There is this constant tension in the concept of the concert poster: Is it art or is it an advertisement? Strals experienced this conflict while he was still studying at MICA.
"I started turning in posters and stuff for my independent study and my advisor hated it. He was like, 'This isn't art, this is advertising.' And I said, 'I'm not trying to say that it's art, I'm saying that it's commercial art; it's advertising and it's design and it's illustration, and I don't have a problem with it being that.'"
One way in which posters or "commercial art" may differ from "fine art" is in their accessibility.
Dunderos explains, "T-shirts and posters, through the way that they've been used, really are spreading a message that tends to be more of a one-liner or more of a shock effect."

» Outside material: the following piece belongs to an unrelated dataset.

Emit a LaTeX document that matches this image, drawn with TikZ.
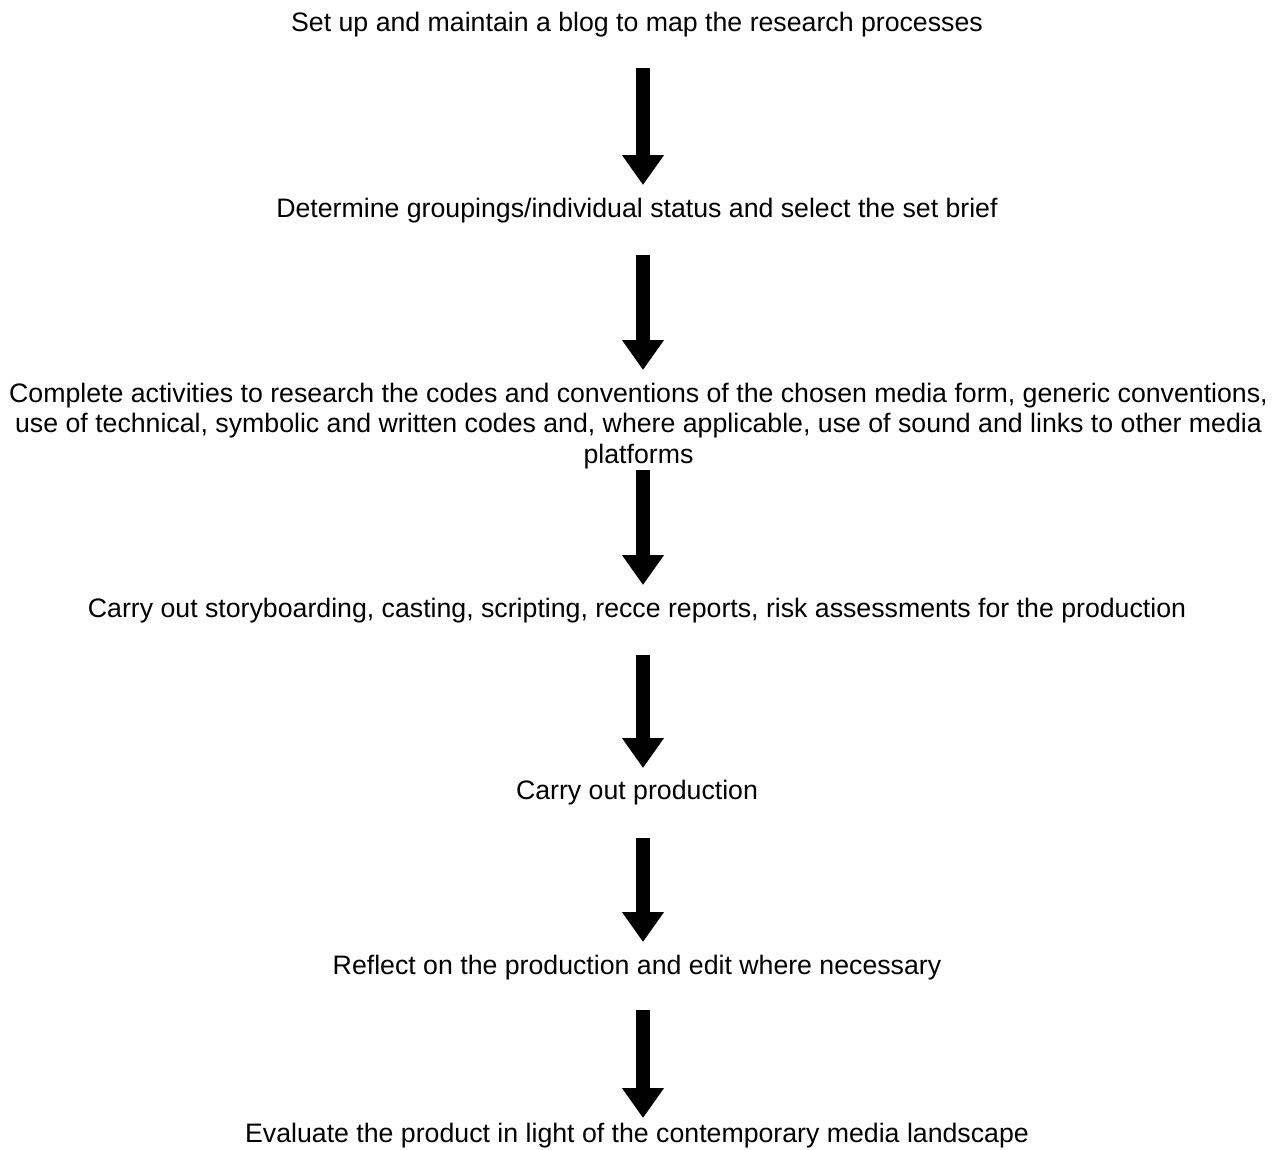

Part of what classifies a concert poster as commercial art is that it advertises the basic information of an event, the date and time. However, some local posters don't even bother to provide all of the event information, while in some posters it may not even be legible. Deimler says that concert posters may even include a sort of "code language."
She says, "These [posters] are all for a pretty informed audience already ... you don't have to lay everything out, because they'll find out, they know where to go."
Code language has become prevalent on local flyers because of the questionable legality of some of the events.
Papich of Wildfire Wildfire is credited with having originated the little "YE$" on the bottom of posters to denote that the show will cost money, though it would be illegal to write out the amount on a flyer - because many of these shows happen in people's homes or in local warehouse spaces, where they may not be legally allowed to charge for shows as they do in a more legitimate venue. Lately many of the local flyers have started to include the phrase "One Fugazi," to denote that the show will cost $5.
It seems that concert posters to a lesser and lesser extent serve to inform the public about shows. Word of mouth and MySpace are how most people in Baltimore seem to find out about concerts.
Dunderos explains the phenomenon, saying, "The way that information is conveyed nowadays is really technology driven, the backlash of that is that people want something tangible ... people really do value something printed and the time that is spent on something, in that sense, [a poster] is kind of like a fine art, you can hang it on the wall, and you can have it and cherish the same way as like a painting."
Elena Johnston is a local artist who is putting together a book on Baltimore concert posters.
She describes the posters as, "The visual interpretation of the show, of that moment." After the show has come and gone, all that is left is the concert poster hanging up on someone's wall. However, the poster as an enduring artifact has to be contrasted with its short lifespan hanging out in public as an advertisement for an upcoming show.
The poster, the art, the ad, will one day be all that is left of the events that comprise Baltimore's pulsating music scene.
Johnston's book will be titled Paper Kingdom and will be available this spring. Her Web site is www.elenajohnston.com.